- **RAW DATA**
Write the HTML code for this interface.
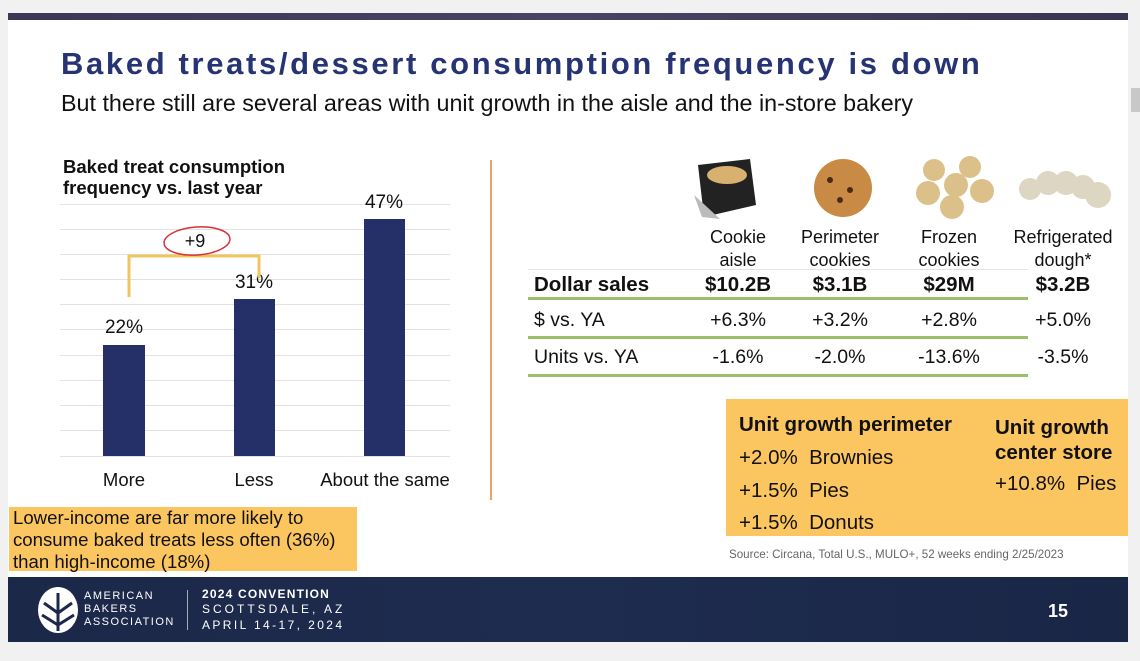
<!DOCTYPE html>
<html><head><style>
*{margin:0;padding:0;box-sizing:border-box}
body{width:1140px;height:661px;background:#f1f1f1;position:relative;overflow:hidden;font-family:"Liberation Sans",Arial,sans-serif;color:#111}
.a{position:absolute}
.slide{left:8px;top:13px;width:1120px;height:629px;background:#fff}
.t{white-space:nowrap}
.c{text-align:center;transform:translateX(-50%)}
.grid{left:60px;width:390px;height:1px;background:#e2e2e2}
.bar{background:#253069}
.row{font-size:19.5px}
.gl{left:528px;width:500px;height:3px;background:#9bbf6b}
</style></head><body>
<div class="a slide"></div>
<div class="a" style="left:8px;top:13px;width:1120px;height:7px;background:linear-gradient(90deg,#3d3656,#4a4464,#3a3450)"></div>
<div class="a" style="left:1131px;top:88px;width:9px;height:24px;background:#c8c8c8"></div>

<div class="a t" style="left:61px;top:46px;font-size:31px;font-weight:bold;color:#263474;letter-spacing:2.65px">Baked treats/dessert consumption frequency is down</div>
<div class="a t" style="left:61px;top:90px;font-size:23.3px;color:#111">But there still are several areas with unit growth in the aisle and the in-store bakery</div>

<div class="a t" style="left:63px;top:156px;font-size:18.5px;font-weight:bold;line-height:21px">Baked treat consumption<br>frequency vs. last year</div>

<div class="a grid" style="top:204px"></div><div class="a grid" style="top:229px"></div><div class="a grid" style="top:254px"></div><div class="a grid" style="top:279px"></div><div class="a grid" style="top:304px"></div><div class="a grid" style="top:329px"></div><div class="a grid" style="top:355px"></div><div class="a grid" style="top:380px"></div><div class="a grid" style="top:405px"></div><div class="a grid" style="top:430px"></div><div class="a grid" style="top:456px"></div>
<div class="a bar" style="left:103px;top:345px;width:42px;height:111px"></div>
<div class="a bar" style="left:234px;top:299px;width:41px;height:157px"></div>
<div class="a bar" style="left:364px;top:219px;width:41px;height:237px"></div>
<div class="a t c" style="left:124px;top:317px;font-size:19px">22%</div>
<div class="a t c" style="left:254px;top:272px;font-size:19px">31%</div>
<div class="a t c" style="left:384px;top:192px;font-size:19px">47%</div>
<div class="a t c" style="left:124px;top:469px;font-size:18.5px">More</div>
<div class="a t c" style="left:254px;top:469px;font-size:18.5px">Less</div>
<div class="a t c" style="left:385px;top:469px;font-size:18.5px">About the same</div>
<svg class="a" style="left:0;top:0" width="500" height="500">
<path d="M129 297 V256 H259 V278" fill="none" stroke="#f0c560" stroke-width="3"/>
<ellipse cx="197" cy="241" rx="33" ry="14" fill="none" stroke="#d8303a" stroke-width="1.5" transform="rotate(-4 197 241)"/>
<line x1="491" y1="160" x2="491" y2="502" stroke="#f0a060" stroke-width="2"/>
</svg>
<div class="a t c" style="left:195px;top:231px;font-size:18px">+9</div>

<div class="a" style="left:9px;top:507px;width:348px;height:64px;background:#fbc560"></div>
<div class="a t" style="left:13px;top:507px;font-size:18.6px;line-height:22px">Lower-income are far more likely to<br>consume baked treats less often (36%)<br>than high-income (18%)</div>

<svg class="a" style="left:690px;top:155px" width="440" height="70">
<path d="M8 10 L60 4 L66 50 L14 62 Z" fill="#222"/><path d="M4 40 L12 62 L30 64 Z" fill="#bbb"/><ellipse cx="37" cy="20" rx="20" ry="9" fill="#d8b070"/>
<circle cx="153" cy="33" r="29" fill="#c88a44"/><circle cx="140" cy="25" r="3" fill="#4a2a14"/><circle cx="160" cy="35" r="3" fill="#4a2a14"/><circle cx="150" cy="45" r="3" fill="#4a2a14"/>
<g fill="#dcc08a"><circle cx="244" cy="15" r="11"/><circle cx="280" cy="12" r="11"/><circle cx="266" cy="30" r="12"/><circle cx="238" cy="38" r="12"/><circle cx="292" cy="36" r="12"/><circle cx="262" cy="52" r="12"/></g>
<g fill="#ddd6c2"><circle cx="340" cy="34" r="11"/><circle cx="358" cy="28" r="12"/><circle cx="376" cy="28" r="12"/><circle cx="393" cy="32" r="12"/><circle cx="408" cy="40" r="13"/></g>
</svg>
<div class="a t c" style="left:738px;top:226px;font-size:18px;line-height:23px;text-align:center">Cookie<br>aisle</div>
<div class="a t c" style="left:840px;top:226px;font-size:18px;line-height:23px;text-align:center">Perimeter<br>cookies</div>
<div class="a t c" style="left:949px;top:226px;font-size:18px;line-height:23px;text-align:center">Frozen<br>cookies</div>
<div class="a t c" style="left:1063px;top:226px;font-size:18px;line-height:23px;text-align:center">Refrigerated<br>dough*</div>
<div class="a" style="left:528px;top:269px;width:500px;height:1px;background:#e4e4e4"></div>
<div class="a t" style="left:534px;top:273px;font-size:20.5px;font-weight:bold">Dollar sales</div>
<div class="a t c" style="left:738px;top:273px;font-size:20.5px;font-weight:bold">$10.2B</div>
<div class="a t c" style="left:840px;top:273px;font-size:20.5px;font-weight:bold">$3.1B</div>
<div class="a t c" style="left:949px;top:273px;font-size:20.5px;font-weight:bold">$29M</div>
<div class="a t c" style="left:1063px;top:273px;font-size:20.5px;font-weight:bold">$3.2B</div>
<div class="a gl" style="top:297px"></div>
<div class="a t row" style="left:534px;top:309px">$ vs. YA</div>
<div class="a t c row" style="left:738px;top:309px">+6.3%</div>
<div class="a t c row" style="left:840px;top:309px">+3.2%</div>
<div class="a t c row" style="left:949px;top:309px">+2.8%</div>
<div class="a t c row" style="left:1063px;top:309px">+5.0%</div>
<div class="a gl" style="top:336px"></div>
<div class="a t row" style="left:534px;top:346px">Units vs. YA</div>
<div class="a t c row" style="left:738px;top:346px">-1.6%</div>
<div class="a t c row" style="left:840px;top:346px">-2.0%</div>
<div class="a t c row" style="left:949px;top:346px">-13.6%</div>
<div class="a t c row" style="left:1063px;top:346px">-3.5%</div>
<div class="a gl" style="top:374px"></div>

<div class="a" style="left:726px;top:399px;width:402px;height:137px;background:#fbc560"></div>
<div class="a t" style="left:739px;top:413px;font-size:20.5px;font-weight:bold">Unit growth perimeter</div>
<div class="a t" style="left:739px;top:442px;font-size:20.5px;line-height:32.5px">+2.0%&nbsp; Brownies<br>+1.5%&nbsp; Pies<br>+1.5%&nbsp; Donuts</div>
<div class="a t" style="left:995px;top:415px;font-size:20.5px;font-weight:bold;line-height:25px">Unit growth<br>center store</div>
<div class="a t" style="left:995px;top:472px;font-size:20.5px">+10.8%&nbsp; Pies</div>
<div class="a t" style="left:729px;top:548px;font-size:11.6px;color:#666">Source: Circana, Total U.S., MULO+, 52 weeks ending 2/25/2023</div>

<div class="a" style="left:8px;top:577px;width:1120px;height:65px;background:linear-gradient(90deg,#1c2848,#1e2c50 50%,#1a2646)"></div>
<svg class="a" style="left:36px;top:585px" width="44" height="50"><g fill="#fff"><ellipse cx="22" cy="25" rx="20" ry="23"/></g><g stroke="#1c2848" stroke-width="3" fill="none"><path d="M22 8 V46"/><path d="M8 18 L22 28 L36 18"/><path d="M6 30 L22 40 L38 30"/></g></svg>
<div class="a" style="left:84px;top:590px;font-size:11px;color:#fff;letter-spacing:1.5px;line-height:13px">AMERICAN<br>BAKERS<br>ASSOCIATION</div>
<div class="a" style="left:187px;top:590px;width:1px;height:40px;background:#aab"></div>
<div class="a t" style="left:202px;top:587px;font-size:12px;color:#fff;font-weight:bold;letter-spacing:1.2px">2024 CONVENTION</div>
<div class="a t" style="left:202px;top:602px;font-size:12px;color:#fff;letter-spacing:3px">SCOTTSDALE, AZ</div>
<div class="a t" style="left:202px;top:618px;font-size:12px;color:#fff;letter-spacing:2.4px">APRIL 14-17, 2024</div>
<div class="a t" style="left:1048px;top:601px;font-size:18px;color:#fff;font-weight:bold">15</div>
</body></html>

- **WHAT THE TASK REQUIRES**
Omit the pictures, then repeat exactly each line from the beginning of the listing through the line with "the in-store bakery</div>".

- **RESULT**
Write the HTML code for this interface.
<!DOCTYPE html>
<html><head><style>
*{margin:0;padding:0;box-sizing:border-box}
body{width:1140px;height:661px;background:#f1f1f1;position:relative;overflow:hidden;font-family:"Liberation Sans",Arial,sans-serif;color:#111}
.a{position:absolute}
.slide{left:8px;top:13px;width:1120px;height:629px;background:#fff}
.t{white-space:nowrap}
.c{text-align:center;transform:translateX(-50%)}
.grid{left:60px;width:390px;height:1px;background:#e2e2e2}
.bar{background:#253069}
.row{font-size:19.5px}
.gl{left:528px;width:500px;height:3px;background:#9bbf6b}
</style></head><body>
<div class="a slide"></div>
<div class="a" style="left:8px;top:13px;width:1120px;height:7px;background:linear-gradient(90deg,#3d3656,#4a4464,#3a3450)"></div>
<div class="a" style="left:1131px;top:88px;width:9px;height:24px;background:#c8c8c8"></div>

<div class="a t" style="left:61px;top:46px;font-size:31px;font-weight:bold;color:#263474;letter-spacing:2.65px">Baked treats/dessert consumption frequency is down</div>
<div class="a t" style="left:61px;top:90px;font-size:23.3px;color:#111">But there still are several areas with unit growth in the aisle and the in-store bakery</div>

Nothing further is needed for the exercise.